# SHORT TASK
Take the material below and retype it in full; pictures are left out.

# DATA SHOWN
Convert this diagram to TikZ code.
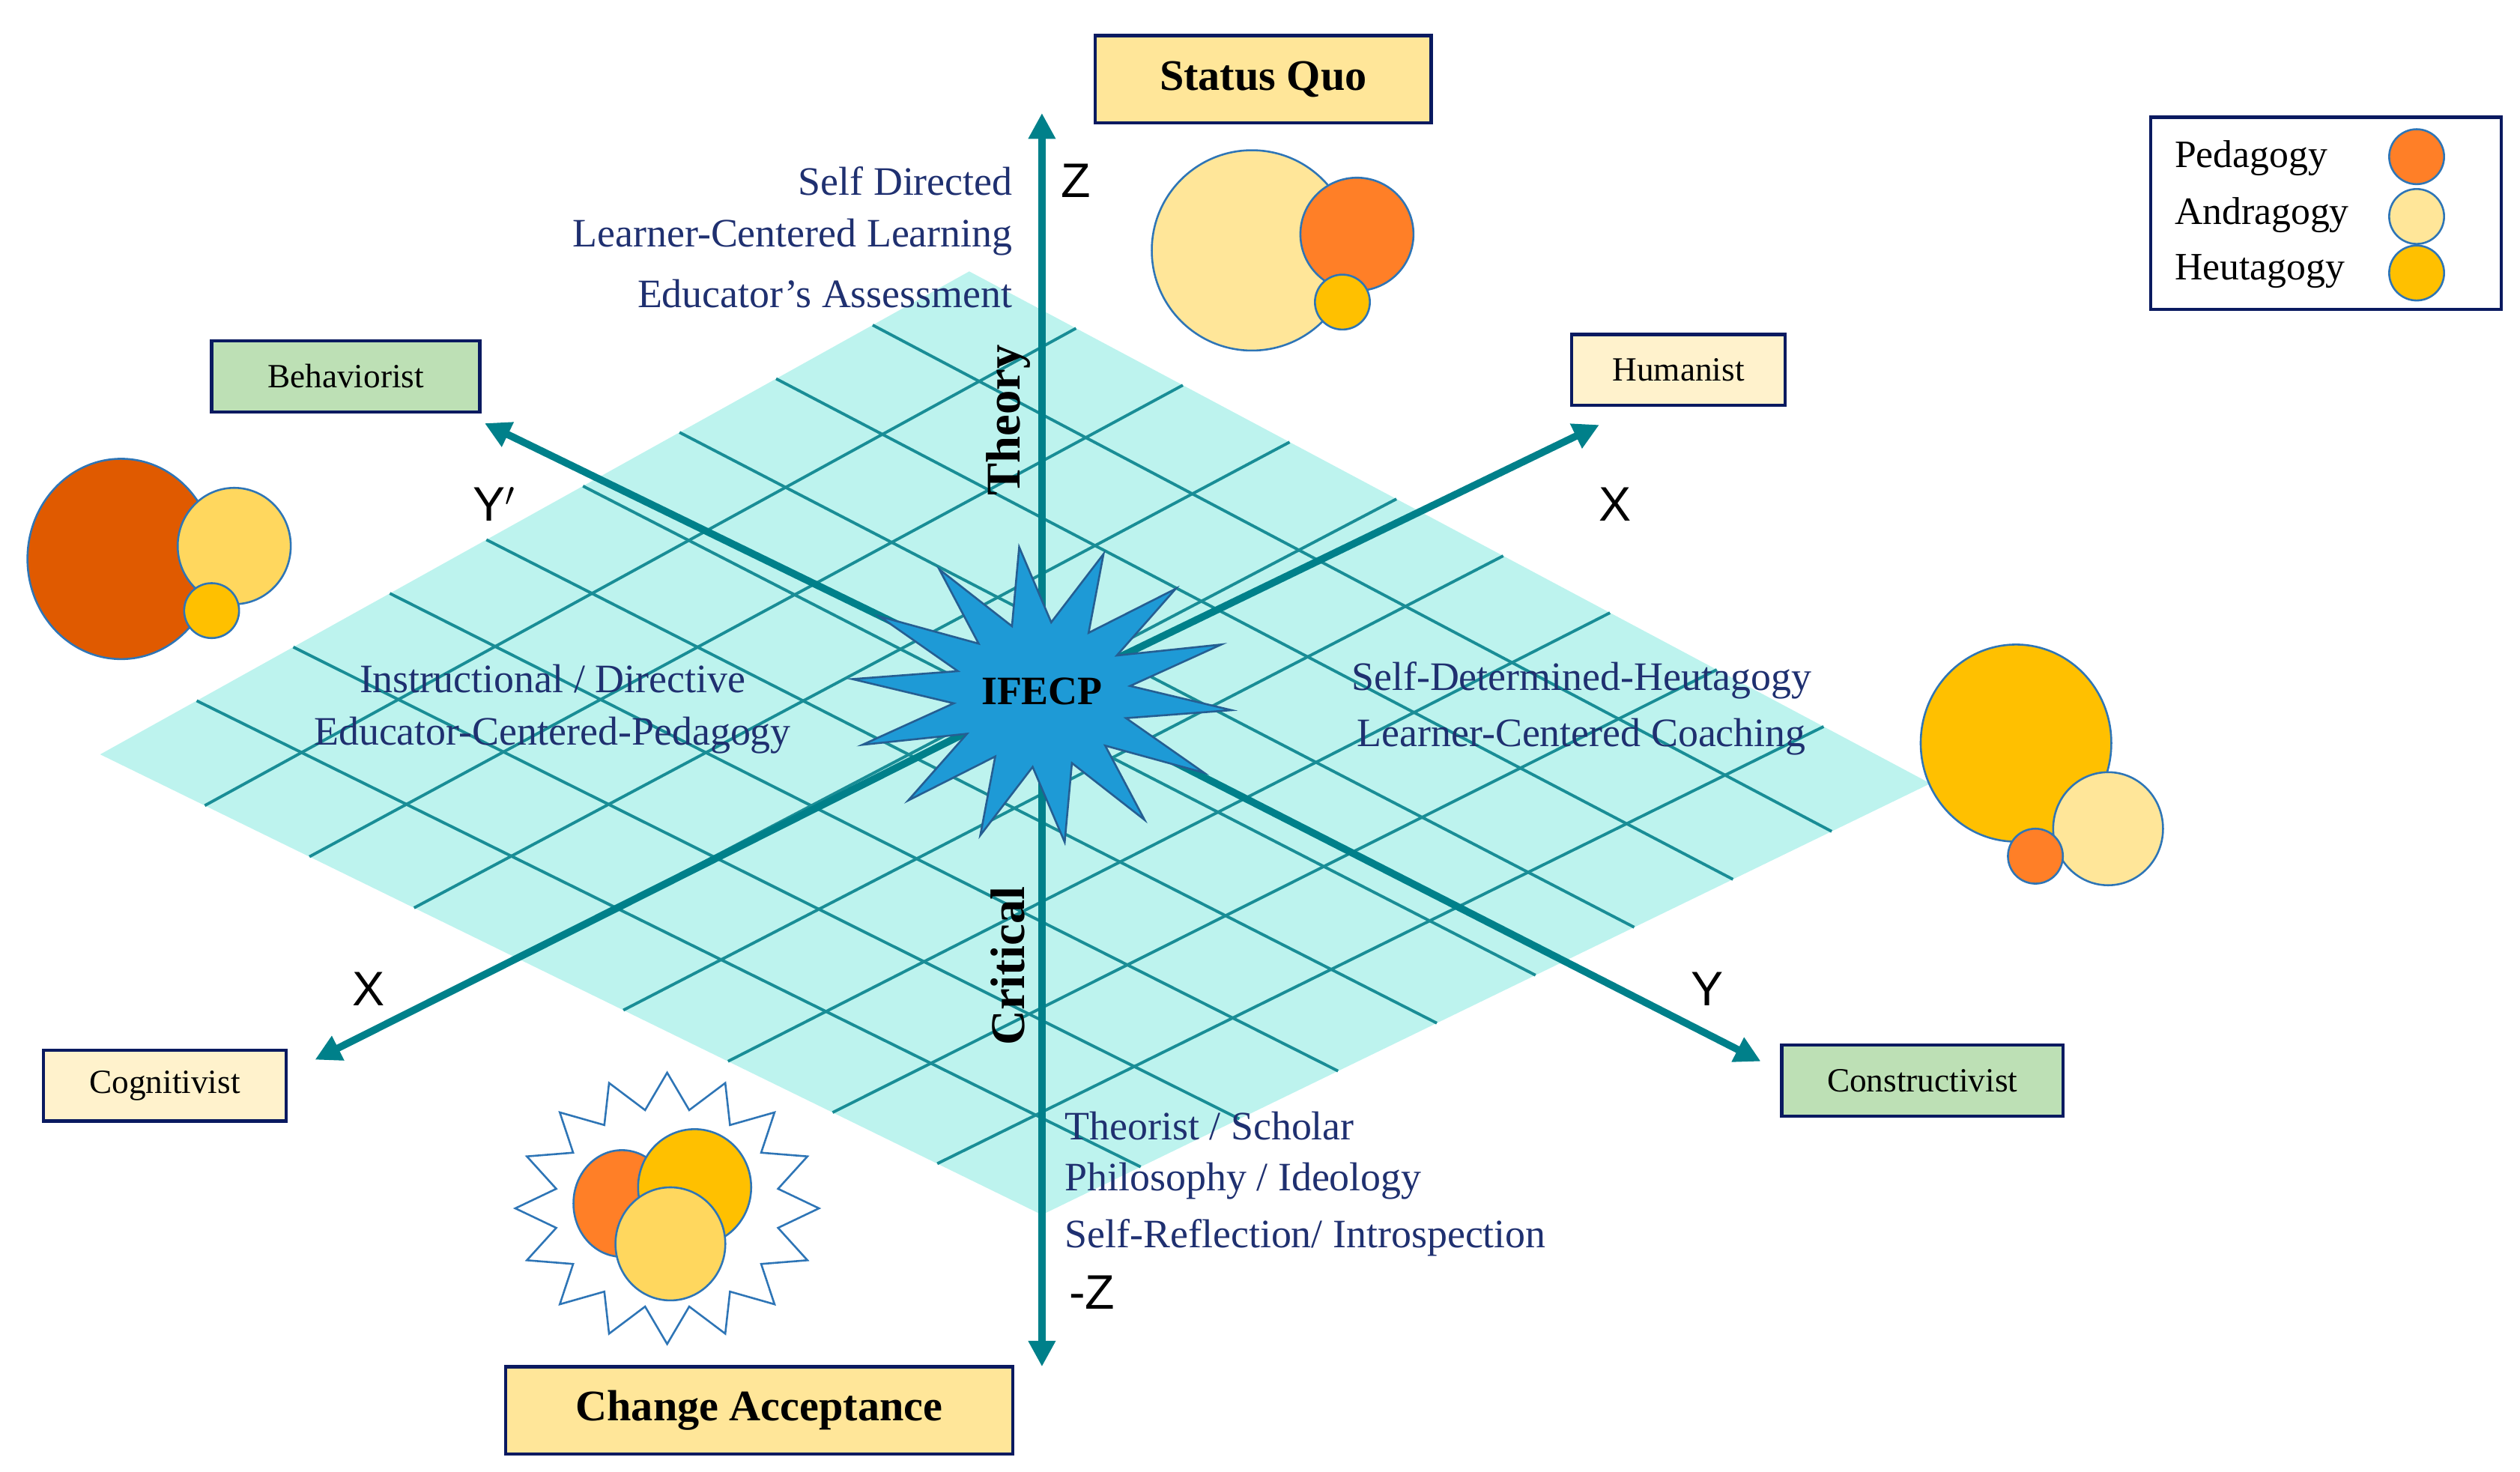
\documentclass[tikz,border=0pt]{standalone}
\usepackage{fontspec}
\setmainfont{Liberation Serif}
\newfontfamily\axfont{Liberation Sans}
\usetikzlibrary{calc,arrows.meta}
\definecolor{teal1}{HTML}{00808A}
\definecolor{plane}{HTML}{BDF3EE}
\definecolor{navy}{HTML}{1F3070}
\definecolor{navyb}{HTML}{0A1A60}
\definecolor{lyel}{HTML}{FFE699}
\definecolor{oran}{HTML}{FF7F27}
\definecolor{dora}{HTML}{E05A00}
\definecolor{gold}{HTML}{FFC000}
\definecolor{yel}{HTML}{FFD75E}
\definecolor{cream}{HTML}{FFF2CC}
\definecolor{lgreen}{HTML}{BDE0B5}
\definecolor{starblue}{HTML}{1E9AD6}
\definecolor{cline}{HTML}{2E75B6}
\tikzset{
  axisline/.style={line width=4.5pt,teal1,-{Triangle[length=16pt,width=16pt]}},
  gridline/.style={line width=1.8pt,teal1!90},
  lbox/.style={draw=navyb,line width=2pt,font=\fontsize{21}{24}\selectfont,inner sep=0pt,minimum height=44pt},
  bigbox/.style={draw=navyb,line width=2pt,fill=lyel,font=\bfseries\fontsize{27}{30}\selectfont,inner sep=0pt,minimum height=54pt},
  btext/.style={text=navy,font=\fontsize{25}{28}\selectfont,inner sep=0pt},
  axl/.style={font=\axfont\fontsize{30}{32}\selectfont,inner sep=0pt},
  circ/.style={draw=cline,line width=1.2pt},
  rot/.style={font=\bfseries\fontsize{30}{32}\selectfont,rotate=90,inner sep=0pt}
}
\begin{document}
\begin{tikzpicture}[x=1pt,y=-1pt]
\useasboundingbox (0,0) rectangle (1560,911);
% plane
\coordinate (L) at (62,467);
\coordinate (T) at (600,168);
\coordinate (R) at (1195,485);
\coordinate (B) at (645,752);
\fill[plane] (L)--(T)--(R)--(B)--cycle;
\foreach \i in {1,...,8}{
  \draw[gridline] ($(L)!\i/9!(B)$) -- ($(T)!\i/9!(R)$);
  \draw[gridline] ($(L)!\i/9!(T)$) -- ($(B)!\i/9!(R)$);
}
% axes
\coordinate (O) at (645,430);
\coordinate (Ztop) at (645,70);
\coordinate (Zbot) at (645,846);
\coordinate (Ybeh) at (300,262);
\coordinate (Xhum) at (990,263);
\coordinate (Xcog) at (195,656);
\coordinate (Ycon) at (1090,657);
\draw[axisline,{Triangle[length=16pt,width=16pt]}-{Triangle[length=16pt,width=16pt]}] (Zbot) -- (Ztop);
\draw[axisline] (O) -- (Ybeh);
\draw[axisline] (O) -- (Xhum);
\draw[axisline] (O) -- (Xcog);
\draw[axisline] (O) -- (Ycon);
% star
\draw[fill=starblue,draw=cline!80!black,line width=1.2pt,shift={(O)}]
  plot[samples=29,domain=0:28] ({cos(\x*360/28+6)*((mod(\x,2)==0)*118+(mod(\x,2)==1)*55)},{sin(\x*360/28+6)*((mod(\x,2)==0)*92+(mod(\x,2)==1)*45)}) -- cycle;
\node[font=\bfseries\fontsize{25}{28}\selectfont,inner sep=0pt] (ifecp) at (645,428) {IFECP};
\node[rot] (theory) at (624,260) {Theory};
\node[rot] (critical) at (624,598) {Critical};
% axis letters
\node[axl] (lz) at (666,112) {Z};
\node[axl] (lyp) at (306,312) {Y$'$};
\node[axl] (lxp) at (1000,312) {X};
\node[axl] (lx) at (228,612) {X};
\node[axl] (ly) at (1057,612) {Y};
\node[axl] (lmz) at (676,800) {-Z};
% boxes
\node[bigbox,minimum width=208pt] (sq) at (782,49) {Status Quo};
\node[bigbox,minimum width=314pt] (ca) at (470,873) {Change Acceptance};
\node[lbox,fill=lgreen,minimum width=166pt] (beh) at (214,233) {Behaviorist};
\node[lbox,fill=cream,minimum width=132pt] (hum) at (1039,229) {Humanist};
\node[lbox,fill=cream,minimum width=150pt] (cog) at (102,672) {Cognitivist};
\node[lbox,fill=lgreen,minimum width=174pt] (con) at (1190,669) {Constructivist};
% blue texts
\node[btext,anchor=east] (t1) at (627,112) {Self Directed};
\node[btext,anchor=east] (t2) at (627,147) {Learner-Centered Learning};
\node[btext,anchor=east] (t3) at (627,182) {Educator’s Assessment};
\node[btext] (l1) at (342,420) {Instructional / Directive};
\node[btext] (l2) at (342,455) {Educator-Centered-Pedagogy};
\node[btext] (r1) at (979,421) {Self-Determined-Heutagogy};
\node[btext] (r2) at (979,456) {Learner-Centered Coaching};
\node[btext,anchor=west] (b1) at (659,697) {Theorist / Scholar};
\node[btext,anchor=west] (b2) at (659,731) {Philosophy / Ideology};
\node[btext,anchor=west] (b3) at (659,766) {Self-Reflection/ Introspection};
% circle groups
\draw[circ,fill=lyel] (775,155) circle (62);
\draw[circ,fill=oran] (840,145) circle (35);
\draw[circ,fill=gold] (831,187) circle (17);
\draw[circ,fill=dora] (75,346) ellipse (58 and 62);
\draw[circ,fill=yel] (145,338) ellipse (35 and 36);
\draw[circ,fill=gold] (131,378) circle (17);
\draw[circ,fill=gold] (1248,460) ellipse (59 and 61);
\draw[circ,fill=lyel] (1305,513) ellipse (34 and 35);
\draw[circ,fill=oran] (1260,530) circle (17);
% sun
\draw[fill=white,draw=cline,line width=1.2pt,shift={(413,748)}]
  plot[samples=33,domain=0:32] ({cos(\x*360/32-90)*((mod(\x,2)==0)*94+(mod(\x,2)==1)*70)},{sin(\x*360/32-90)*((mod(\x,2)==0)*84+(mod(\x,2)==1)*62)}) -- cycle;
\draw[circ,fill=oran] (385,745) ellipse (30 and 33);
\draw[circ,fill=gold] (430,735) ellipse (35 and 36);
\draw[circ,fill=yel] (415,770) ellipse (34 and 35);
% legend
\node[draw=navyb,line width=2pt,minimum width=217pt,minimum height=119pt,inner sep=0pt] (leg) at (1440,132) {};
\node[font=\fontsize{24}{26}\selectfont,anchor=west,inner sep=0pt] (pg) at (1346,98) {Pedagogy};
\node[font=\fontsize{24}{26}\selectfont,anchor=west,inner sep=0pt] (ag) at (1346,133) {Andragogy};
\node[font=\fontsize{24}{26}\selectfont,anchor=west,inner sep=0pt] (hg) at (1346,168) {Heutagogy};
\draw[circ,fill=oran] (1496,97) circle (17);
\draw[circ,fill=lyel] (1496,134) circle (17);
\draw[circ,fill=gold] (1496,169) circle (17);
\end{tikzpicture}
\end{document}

# ANSWER TO THE EXERCISE
Convert this diagram to TikZ code.
\documentclass[tikz,border=0pt]{standalone}
\usepackage{fontspec}
\setmainfont{Liberation Serif}
\newfontfamily\axfont{Liberation Sans}
\usetikzlibrary{calc,arrows.meta}
\definecolor{teal1}{HTML}{00808A}
\definecolor{plane}{HTML}{BDF3EE}
\definecolor{navy}{HTML}{1F3070}
\definecolor{navyb}{HTML}{0A1A60}
\definecolor{lyel}{HTML}{FFE699}
\definecolor{oran}{HTML}{FF7F27}
\definecolor{dora}{HTML}{E05A00}
\definecolor{gold}{HTML}{FFC000}
\definecolor{yel}{HTML}{FFD75E}
\definecolor{cream}{HTML}{FFF2CC}
\definecolor{lgreen}{HTML}{BDE0B5}
\definecolor{starblue}{HTML}{1E9AD6}
\definecolor{cline}{HTML}{2E75B6}
\tikzset{
  axisline/.style={line width=4.5pt,teal1,-{Triangle[length=16pt,width=16pt]}},
  gridline/.style={line width=1.8pt,teal1!90},
  lbox/.style={draw=navyb,line width=2pt,font=\fontsize{21}{24}\selectfont,inner sep=0pt,minimum height=44pt},
  bigbox/.style={draw=navyb,line width=2pt,fill=lyel,font=\bfseries\fontsize{27}{30}\selectfont,inner sep=0pt,minimum height=54pt},
  btext/.style={text=navy,font=\fontsize{25}{28}\selectfont,inner sep=0pt},
  axl/.style={font=\axfont\fontsize{30}{32}\selectfont,inner sep=0pt},
  circ/.style={draw=cline,line width=1.2pt},
  rot/.style={font=\bfseries\fontsize{30}{32}\selectfont,rotate=90,inner sep=0pt}
}
\begin{document}
\begin{tikzpicture}[x=1pt,y=-1pt]
\useasboundingbox (0,0) rectangle (1560,911);
% plane
\coordinate (L) at (62,467);
\coordinate (T) at (600,168);
\coordinate (R) at (1195,485);
\coordinate (B) at (645,752);
\fill[plane] (L)--(T)--(R)--(B)--cycle;
\foreach \i in {1,...,8}{
  \draw[gridline] ($(L)!\i/9!(B)$) -- ($(T)!\i/9!(R)$);
  \draw[gridline] ($(L)!\i/9!(T)$) -- ($(B)!\i/9!(R)$);
}
% axes
\coordinate (O) at (645,430);
\coordinate (Ztop) at (645,70);
\coordinate (Zbot) at (645,846);
\coordinate (Ybeh) at (300,262);
\coordinate (Xhum) at (990,263);
\coordinate (Xcog) at (195,656);
\coordinate (Ycon) at (1090,657);
\draw[axisline,{Triangle[length=16pt,width=16pt]}-{Triangle[length=16pt,width=16pt]}] (Zbot) -- (Ztop);
\draw[axisline] (O) -- (Ybeh);
\draw[axisline] (O) -- (Xhum);
\draw[axisline] (O) -- (Xcog);
\draw[axisline] (O) -- (Ycon);
% star
\draw[fill=starblue,draw=cline!80!black,line width=1.2pt,shift={(O)}]
  plot[samples=29,domain=0:28] ({cos(\x*360/28+6)*((mod(\x,2)==0)*118+(mod(\x,2)==1)*55)},{sin(\x*360/28+6)*((mod(\x,2)==0)*92+(mod(\x,2)==1)*45)}) -- cycle;
\node[font=\bfseries\fontsize{25}{28}\selectfont,inner sep=0pt] (ifecp) at (645,428) {IFECP};
\node[rot] (theory) at (624,260) {Theory};
\node[rot] (critical) at (624,598) {Critical};
% axis letters
\node[axl] (lz) at (666,112) {Z};
\node[axl] (lyp) at (306,312) {Y$'$};
\node[axl] (lxp) at (1000,312) {X};
\node[axl] (lx) at (228,612) {X};
\node[axl] (ly) at (1057,612) {Y};
\node[axl] (lmz) at (676,800) {-Z};
% boxes
\node[bigbox,minimum width=208pt] (sq) at (782,49) {Status Quo};
\node[bigbox,minimum width=314pt] (ca) at (470,873) {Change Acceptance};
\node[lbox,fill=lgreen,minimum width=166pt] (beh) at (214,233) {Behaviorist};
\node[lbox,fill=cream,minimum width=132pt] (hum) at (1039,229) {Humanist};
\node[lbox,fill=cream,minimum width=150pt] (cog) at (102,672) {Cognitivist};
\node[lbox,fill=lgreen,minimum width=174pt] (con) at (1190,669) {Constructivist};
% blue texts
\node[btext,anchor=east] (t1) at (627,112) {Self Directed};
\node[btext,anchor=east] (t2) at (627,147) {Learner-Centered Learning};
\node[btext,anchor=east] (t3) at (627,182) {Educator’s Assessment};
\node[btext] (l1) at (342,420) {Instructional / Directive};
\node[btext] (l2) at (342,455) {Educator-Centered-Pedagogy};
\node[btext] (r1) at (979,421) {Self-Determined-Heutagogy};
\node[btext] (r2) at (979,456) {Learner-Centered Coaching};
\node[btext,anchor=west] (b1) at (659,697) {Theorist / Scholar};
\node[btext,anchor=west] (b2) at (659,731) {Philosophy / Ideology};
\node[btext,anchor=west] (b3) at (659,766) {Self-Reflection/ Introspection};
% circle groups
\draw[circ,fill=lyel] (775,155) circle (62);
\draw[circ,fill=oran] (840,145) circle (35);
\draw[circ,fill=gold] (831,187) circle (17);
\draw[circ,fill=dora] (75,346) ellipse (58 and 62);
\draw[circ,fill=yel] (145,338) ellipse (35 and 36);
\draw[circ,fill=gold] (131,378) circle (17);
\draw[circ,fill=gold] (1248,460) ellipse (59 and 61);
\draw[circ,fill=lyel] (1305,513) ellipse (34 and 35);
\draw[circ,fill=oran] (1260,530) circle (17);
% sun
\draw[fill=white,draw=cline,line width=1.2pt,shift={(413,748)}]
  plot[samples=33,domain=0:32] ({cos(\x*360/32-90)*((mod(\x,2)==0)*94+(mod(\x,2)==1)*70)},{sin(\x*360/32-90)*((mod(\x,2)==0)*84+(mod(\x,2)==1)*62)}) -- cycle;
\draw[circ,fill=oran] (385,745) ellipse (30 and 33);
\draw[circ,fill=gold] (430,735) ellipse (35 and 36);
\draw[circ,fill=yel] (415,770) ellipse (34 and 35);
% legend
\node[draw=navyb,line width=2pt,minimum width=217pt,minimum height=119pt,inner sep=0pt] (leg) at (1440,132) {};
\node[font=\fontsize{24}{26}\selectfont,anchor=west,inner sep=0pt] (pg) at (1346,98) {Pedagogy};
\node[font=\fontsize{24}{26}\selectfont,anchor=west,inner sep=0pt] (ag) at (1346,133) {Andragogy};
\node[font=\fontsize{24}{26}\selectfont,anchor=west,inner sep=0pt] (hg) at (1346,168) {Heutagogy};
\draw[circ,fill=oran] (1496,97) circle (17);
\draw[circ,fill=lyel] (1496,134) circle (17);
\draw[circ,fill=gold] (1496,169) circle (17);
\end{tikzpicture}
\end{document}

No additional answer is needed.